Après trois années d’absence, la voici qui revient sur notre scène de To’ata, emportant avec elle plus d’une centaine de personnes. C’est un spectacle de danse traditionnelle engagé doté d’un côté théâtrale authentique. Son conseiller culturel, John Mairai, rectifia et écrivit le scénario final en langue polynésienne. Il devint aussi le metteur en scène de la troupe et en grand homme de théâtre apporta cette touche dramatique. Soutenu par toute une équipe de création, composé de chorégraphes, de costumières et de conseillers, elle parviendra à mêler subtilement tradition et modernité.
Pifao, une légende inventée...
Tout à fait inventée, cette fable narre l’histoire de jumeaux, Ta’ivini et Turoa, fils de Mahine. Turoa est affublé de terribles taches de naissances et selon la coutume, doit être jeté du haut des falaises de Ramato’erau. Pour éviter cela Mahine confia l’enfant à Raumati, prêtresse des ténèbres de Ramato’a, le royaume rival. Tapuhoe, anciennement Turoa, grandit dans l’ignorance et la haine de Ramato’erau. A la tête d’une grande armée, il envahit le royaume ennemi, mais fut tué au cours d’un duel qui l’opposa à Ta’ivini, son frère qu’il ne connaissait pas. Le chef adverse commit l’irréparable en crachant sur la dépouille et en invitant Raumati à ramasser « son cochon pour le cuire ». Raumati, furieuse, invoqua alors les forces du mal pour maudire l’ennemi. S’en suit une longue lutte entre les forces du bien et les varua ino, qui sifflent dans la nuit pour ressusciter l’enfant chéri de Raumati.
Ce soir là, les danseurs incarnent de véritables comédiens, l’expression et l’intention de leurs gestes sont directement liées à la scène jouée. L’esthétique de l’orchestre est proche de l’unicité, les costumes et coiffes des danseurs sont disposés à l’identique et la couleur corail vogue sur les lèvres féminines. Les filles arborent une chevelure typée, longue et volumineuse, face à des hommes guerriers affichant des physiques taillés et massifs. Les alignements et les formations des danseurs sont rectilignes, équitables et marqués. Tumata et John les soumettent à une mise en scène de leurs personnes à travers un respect physique et émotionnel de la fable. Ils sont restés fideles à leur jeu de rôle en présence des proches et des médias lors de cette représentation « unique ».
Maeva Temaiana ou la révélation d’une danseuse
Une femme s’est révélée lors de cette aventure, Maeva Temaiana soit Raumati la sorcière. C’est la première fois qu’elle se confronte à un jeu dramatique. Nous remarquons qu’elle emprunte une place principale sur scène, oscillant entre danseuse, ra’atira et ‘orero.

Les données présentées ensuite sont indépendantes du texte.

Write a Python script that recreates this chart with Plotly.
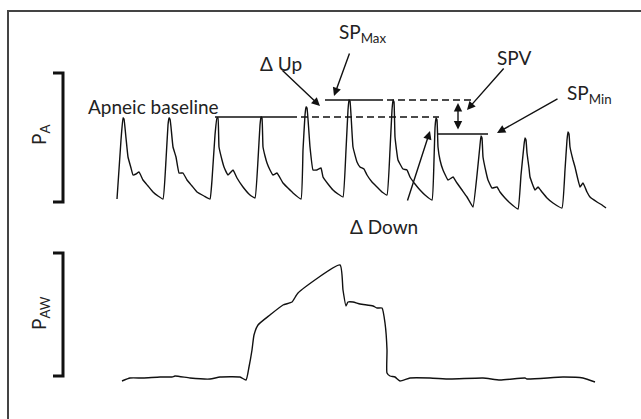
import plotly.graph_objects as go

# Arterial pressure trace (time units, pressure units; screen-like, larger = lower)
pa_x = [117,121,123,124,126,128,131,133,136,139,143,148,153,158,163,
        166,168,169,170,171,173,176,179,183,187,192,197,204,210,
        212,215,217,218,219,222,224,228,233,237,243,250,255,
        258,260,261,262,263,265,267,270,273,277,283,293,301,
        303,305,306,307,310,313,317,321,323,328,333,338,343,
        346,348,349,350,353,357,360,364,367,372,377,382,387,
        390,392,393,394,395,398,403,407,410,415,420,425,432,
        434,435,436,437,438,440,443,448,453,457,462,467,473,
        477,480,481,482,483,486,488,492,497,500,505,510,518,
        521,524,525,526,527,529,530,535,538,542,547,553,562,
        565,567,568,569,570,573,575,580,583,587,590,597,602,606]
pa_y = [199,140,118,119,138,157,168,175,174,172,180,186,192,196,199,
        160,125,118,119,127,147,157,173,173,180,186,192,196,199,
        180,135,118,118,147,160,167,175,170,178,187,195,198,
        160,125,117,118,147,156,163,170,175,173,183,193,199,
        150,115,107,108,147,170,170,168,177,184,190,194,197,
        150,110,100,101,147,162,167,169,175,182,187,192,195,
        150,110,100,102,137,160,169,170,177,184,190,195,200,
        160,128,118,120,147,160,170,180,177,183,190,197,207,
        175,145,136,138,157,172,180,188,187,192,198,203,209,
        175,145,138,140,153,168,177,190,187,192,198,203,208,
        170,140,132,134,147,160,167,187,183,192,197,202,205,208]

# Airway pressure trace
paw_x = [122,130,143,160,172,175,190,210,220,240,246,249,252,254,258,270,283,292,298,
         340,343,346,348,353,360,373,377,382,385,387,387,390,395,400,410,430,450,
         483,500,525,527,563,583,595]
paw_y = [381,378,378,377,377,376,378,379,377,377,380,367,350,335,325,315,305,302,293,
         265,290,306,302,302,304,306,308,308,323,350,373,376,377,381,378,378,379,
         378,380,378,379,377,378,382]

# Reference levels on the arterial trace
apneic_baseline = 117
sp_max = 100
sp_min = 134

labels = ["Apneic baseline", "Δ Up", "SP<sub>Max</sub>", "SPV", "SP<sub>Min</sub>", "Δ Down"]

ink = "#111111"
txt = "#222222"
font = "Lato"

fig = go.Figure()
fig.add_trace(go.Scatter(x=pa_x, y=pa_y, mode="lines",
                         line=dict(color=ink, width=1.4, shape="spline", smoothing=0.3),
                         hoverinfo="skip", showlegend=False))
fig.add_trace(go.Scatter(x=paw_x, y=paw_y, mode="lines",
                         line=dict(color=ink, width=1.4, shape="spline", smoothing=0.5),
                         hoverinfo="skip", showlegend=False))

shapes = []
# frame (top and left edge visible)
shapes.append(dict(type="path", path="M 8 425 L 8 11 L 650 11", xref="x", yref="y",
                   line=dict(color="#444444", width=2)))
# brackets
for top, bot in [(73, 202), (253, 376)]:
    shapes.append(dict(type="path", path=f"M 53 {top} L 63 {top} L 63 {bot} L 53 {bot}",
                       xref="x", yref="y", line=dict(color=ink, width=3)))
# level lines
solid = dict(color=ink, width=1.5)
dash = dict(color=ink, width=1.5, dash="7px,4px")
shapes += [
    dict(type="line", x0=215, x1=290, y0=apneic_baseline, y1=apneic_baseline, line=solid),
    dict(type="line", x0=290, x1=439, y0=apneic_baseline, y1=apneic_baseline, line=dash),
    dict(type="line", x0=325, x1=376, y0=sp_max, y1=sp_max, line=solid),
    dict(type="line", x0=376, x1=473, y0=sp_max, y1=sp_max, line=dash),
    dict(type="line", x0=437, x1=488, y0=sp_min, y1=sp_min, line=solid),
]

ann = []
def arrow(tx, ty, hx, hy, both=False):
    ann.append(dict(x=hx, y=hy, ax=tx, ay=ty, axref="x", ayref="y", xref="x", yref="y",
                    text="", showarrow=True, arrowhead=2, arrowsize=1.2, arrowwidth=1.4,
                    arrowcolor=ink, arrowside="end+start" if both else "end",
                    startarrowhead=2, startarrowsize=1.2))
arrow(281, 69, 320, 106)
arrow(350, 52, 334, 96)
arrow(505, 67, 467, 110)
arrow(559, 98, 497, 133)
arrow(407, 202, 430, 131)
arrow(458, 131, 458, 103, both=True)

def label(text, x, y, angle=0, size=19):
    ann.append(dict(x=x, y=y, xref="x", yref="y", text=text, showarrow=False,
                    textangle=angle, font=dict(family=font, size=size, color=txt),
                    xanchor="center", yanchor="middle"))
label(labels[0], 153, 106)
label(labels[1], 281, 63)
label(labels[2], 362, 33)
label(labels[3], 514, 57)
label(labels[4], 589, 94)
label(labels[5], 384, 226)
label("P<sub>A</sub>", 40, 135, angle=-90)
label("P<sub>AW</sub>", 40, 313, angle=-90)

fig.update_layout(width=641, height=419, margin=dict(l=0, r=0, t=0, b=0),
                  paper_bgcolor="white", plot_bgcolor="white",
                  shapes=shapes, annotations=ann,
                  xaxis=dict(range=[0, 641], visible=False, fixedrange=True),
                  yaxis=dict(range=[419, 0], visible=False, fixedrange=True))
fig.write_html("out.html", config={"displayModeBar": False},
               post_script="document.body.style.margin='0';document.body.style.overflow='hidden';")
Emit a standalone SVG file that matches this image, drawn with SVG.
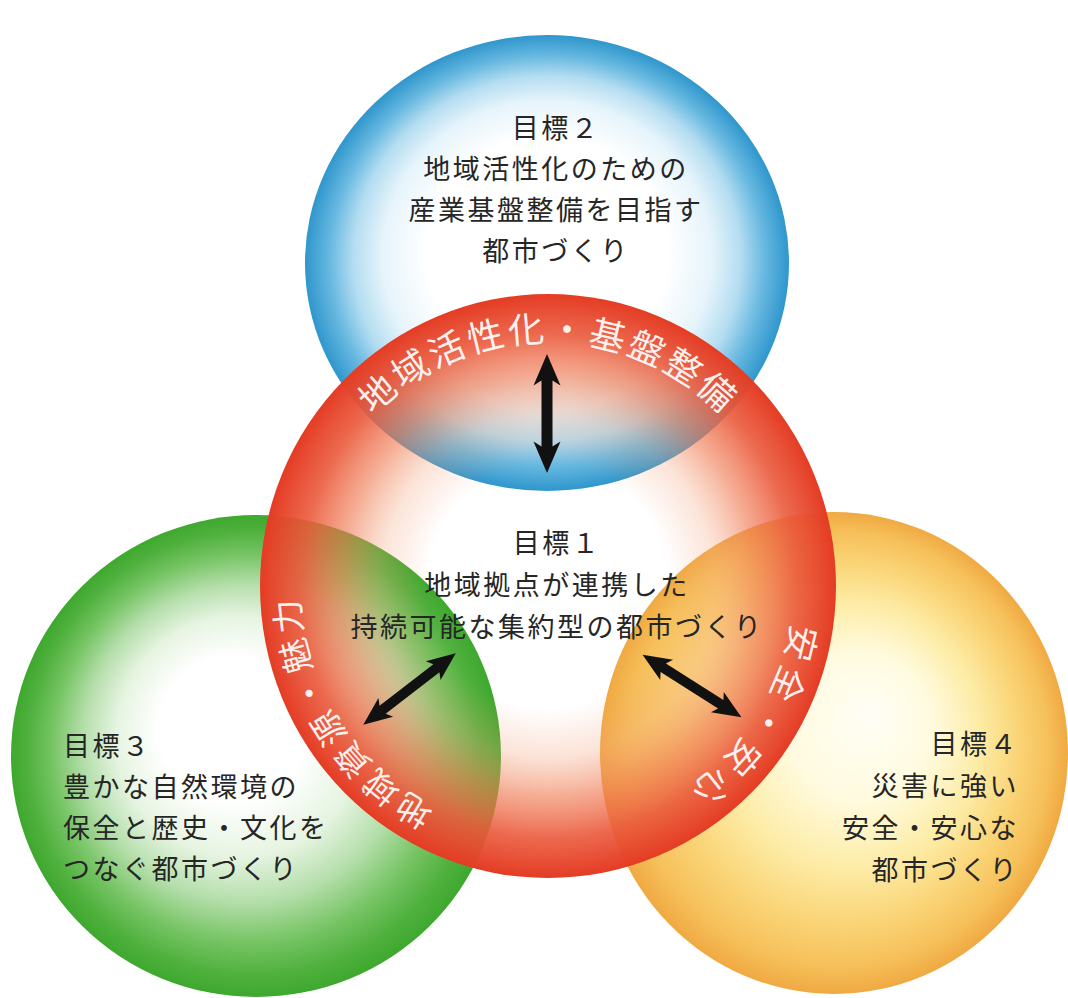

Ses costumes sont différents, son maquillage est légèrement plus accentué, elle est mise en valeur par tous les aspects de la scène.
Lorsque Raumati pleure alors sur le corps de son fils, elle subit un outrage impardonnable de la part du chef, qui déclenche chez elle fureur et haine au point de lancer un pifao sur Maramatea et sa communauté tout entière. Ce lourd passé permet à Maeva de porter le texte de Raumati haut et fort, on entend sa voix se casser sous l’amas des émotions. Maeva transmet ainsi, grâce à une trame intense et un jeu d’une puissance tragique, le malheur de Raumati avec dévolution, grâce et sensibilité.